The company will continue to promote balanced growth to achieve healthy and orderly development in the domestic market and make targeted investments in overseas markets, Shanghai Electric said in a statement on Sept. 15, adding that it has integrated capabilities to invest, build, and operate overseas projects thanks to its experience over the past 10 years.
On Sept. 9, Shanghai Electric announced it had terminated the acquisition of an over 66 percent stake in Pakistani energy utility company K-Electric because the seller was unable to meet the preconditions to close the deal, and changes in the Pakistani business environment made the deal no longer in line with the buyer’s internationalization strategy.
Shares of Shanghai Electric [SHA: 600021] closed 3.2 percent down at CNY20.40 (USD2.87) apiece in Shanghai today, after falling 2.8 percent yesterday. The stock plunged by limit on Sept. 10 but rebounded the next day.

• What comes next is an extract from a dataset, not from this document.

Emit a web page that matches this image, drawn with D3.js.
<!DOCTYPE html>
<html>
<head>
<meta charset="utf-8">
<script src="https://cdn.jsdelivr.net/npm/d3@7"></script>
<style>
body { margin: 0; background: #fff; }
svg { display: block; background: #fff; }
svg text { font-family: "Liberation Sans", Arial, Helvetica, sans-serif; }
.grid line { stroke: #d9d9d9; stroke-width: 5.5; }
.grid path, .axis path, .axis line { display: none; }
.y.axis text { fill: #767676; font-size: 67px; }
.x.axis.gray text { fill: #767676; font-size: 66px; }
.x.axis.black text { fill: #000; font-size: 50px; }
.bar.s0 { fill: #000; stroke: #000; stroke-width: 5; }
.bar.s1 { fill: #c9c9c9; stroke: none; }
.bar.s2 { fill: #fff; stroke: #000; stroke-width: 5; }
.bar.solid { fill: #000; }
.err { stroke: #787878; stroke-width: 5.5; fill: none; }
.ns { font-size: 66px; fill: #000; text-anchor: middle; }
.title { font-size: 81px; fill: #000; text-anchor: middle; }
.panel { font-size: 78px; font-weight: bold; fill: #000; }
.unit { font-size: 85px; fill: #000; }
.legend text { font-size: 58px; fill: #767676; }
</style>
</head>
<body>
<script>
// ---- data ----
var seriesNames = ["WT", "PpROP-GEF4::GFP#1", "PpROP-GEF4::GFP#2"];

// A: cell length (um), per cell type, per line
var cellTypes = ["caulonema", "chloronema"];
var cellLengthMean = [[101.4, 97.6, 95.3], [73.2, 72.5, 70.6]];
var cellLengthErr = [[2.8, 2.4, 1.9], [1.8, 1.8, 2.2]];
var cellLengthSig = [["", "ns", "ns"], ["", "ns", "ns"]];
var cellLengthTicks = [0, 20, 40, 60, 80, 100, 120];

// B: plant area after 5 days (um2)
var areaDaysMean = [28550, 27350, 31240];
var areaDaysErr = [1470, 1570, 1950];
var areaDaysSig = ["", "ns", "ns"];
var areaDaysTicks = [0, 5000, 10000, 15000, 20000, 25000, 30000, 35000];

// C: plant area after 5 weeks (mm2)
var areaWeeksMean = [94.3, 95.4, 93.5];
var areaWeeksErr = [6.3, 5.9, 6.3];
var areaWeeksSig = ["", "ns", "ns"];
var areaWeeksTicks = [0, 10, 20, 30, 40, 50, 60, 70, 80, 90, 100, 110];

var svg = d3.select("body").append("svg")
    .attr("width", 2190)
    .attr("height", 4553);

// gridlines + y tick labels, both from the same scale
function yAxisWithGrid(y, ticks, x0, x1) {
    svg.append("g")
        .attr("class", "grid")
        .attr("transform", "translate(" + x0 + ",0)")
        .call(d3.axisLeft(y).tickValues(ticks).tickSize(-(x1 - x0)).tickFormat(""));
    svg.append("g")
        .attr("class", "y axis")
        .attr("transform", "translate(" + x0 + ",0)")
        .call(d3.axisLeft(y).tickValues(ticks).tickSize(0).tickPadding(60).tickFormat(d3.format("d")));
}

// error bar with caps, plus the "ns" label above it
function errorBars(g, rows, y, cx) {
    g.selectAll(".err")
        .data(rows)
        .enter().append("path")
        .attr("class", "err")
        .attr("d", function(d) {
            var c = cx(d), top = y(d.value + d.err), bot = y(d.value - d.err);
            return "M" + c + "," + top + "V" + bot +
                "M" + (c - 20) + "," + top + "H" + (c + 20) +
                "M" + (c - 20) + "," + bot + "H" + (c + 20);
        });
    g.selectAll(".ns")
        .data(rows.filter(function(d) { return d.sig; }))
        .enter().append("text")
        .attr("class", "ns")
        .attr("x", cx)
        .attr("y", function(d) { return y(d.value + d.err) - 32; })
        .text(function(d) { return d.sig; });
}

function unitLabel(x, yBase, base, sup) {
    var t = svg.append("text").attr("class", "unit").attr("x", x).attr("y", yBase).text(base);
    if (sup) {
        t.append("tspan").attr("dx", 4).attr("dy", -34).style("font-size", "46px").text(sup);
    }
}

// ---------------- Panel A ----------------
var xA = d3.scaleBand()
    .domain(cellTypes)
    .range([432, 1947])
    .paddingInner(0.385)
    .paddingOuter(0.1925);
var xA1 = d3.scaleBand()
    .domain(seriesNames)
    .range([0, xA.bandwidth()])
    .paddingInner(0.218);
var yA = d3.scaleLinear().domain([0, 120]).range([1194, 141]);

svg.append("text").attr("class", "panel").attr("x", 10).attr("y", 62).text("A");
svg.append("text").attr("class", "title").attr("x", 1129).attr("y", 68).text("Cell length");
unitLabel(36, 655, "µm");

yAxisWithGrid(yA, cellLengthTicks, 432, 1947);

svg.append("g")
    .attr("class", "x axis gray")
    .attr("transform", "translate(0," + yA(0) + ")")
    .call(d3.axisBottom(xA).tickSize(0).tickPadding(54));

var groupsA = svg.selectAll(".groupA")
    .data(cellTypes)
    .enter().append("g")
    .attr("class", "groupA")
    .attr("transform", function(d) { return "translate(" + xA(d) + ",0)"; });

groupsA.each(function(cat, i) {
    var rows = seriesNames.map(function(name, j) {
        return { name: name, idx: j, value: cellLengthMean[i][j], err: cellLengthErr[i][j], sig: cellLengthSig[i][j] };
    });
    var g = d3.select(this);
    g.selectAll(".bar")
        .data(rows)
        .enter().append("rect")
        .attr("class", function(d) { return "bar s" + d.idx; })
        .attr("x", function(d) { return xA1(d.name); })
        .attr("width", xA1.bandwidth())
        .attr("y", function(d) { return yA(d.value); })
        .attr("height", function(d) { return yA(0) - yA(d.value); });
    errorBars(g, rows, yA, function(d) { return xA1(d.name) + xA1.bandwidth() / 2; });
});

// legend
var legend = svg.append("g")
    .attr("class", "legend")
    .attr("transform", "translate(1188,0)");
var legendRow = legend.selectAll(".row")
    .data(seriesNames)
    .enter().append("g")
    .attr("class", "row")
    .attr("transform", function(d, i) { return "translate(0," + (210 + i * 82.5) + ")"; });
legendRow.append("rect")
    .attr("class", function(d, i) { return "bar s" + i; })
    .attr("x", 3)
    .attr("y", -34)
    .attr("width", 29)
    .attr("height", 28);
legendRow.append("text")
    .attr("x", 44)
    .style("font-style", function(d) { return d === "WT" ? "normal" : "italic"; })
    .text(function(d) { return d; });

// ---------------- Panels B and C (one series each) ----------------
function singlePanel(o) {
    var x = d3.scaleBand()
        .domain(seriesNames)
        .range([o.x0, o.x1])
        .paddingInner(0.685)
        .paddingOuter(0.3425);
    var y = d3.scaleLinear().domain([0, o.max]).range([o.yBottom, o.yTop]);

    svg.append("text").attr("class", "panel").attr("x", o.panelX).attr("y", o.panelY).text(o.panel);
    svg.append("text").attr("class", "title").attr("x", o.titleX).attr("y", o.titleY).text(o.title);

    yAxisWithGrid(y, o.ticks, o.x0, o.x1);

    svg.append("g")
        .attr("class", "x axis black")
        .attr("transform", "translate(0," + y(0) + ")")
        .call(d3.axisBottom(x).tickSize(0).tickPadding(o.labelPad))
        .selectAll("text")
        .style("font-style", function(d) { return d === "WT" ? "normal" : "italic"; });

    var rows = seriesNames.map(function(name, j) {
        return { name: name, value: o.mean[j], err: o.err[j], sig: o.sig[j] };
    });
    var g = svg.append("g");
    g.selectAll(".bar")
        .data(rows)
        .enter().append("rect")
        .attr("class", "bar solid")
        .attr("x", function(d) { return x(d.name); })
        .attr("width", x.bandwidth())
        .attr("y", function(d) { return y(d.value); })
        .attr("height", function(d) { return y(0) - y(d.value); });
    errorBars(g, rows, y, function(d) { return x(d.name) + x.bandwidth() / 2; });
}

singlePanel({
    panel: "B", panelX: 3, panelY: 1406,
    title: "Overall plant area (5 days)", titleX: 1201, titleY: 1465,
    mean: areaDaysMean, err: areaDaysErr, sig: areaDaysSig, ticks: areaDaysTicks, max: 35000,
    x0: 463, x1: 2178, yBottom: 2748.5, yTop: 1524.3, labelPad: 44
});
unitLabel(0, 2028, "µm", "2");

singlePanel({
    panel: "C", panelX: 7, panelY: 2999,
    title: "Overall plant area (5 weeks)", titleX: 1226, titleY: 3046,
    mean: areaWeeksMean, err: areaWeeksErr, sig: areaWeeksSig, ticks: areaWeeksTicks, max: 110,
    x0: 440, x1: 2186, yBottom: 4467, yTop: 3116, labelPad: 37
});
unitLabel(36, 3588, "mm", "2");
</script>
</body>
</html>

Shanghai Electric unveiled in August 2016 that it planned to invest nearly USD1.8 billion, plus an additional USD27 million bonus, to buy a 66 percent stake in K-Electric. The deal was then regarded as a benchmark project for Chinese power generation firms going global.
Established in 1913, K-Electric is the only company in Pakistan with vertically integrated businesses covering power generation, transmission, distribution, and sales. It operates five power plants with a total installed capacity of over 2.2 million kilowatts, accounting for about 10 percent of the country’s total.
Shanghai Electric is firmly committed to its internationalization strategy, which has already achieved good results this year. It is the largest Chinese firm operating in the Japanese energy sector and one of the three largest foreign photovoltaic power generation companies in Hungary.
The Hunutlu Thermal Power Plant, which was co-developed by Shanghai Electric, is the largest direct investment by a Chinese firm in Türkiye.
Shanghai Electric has been actively expanding in overseas clean energy markets in recent years. It has established overseas projects in countries such as Bulgaria, Hungary, Japan, Malta, Serbia, and Turkey, mainly in the wind power, solar power, and natural gas power generation fields.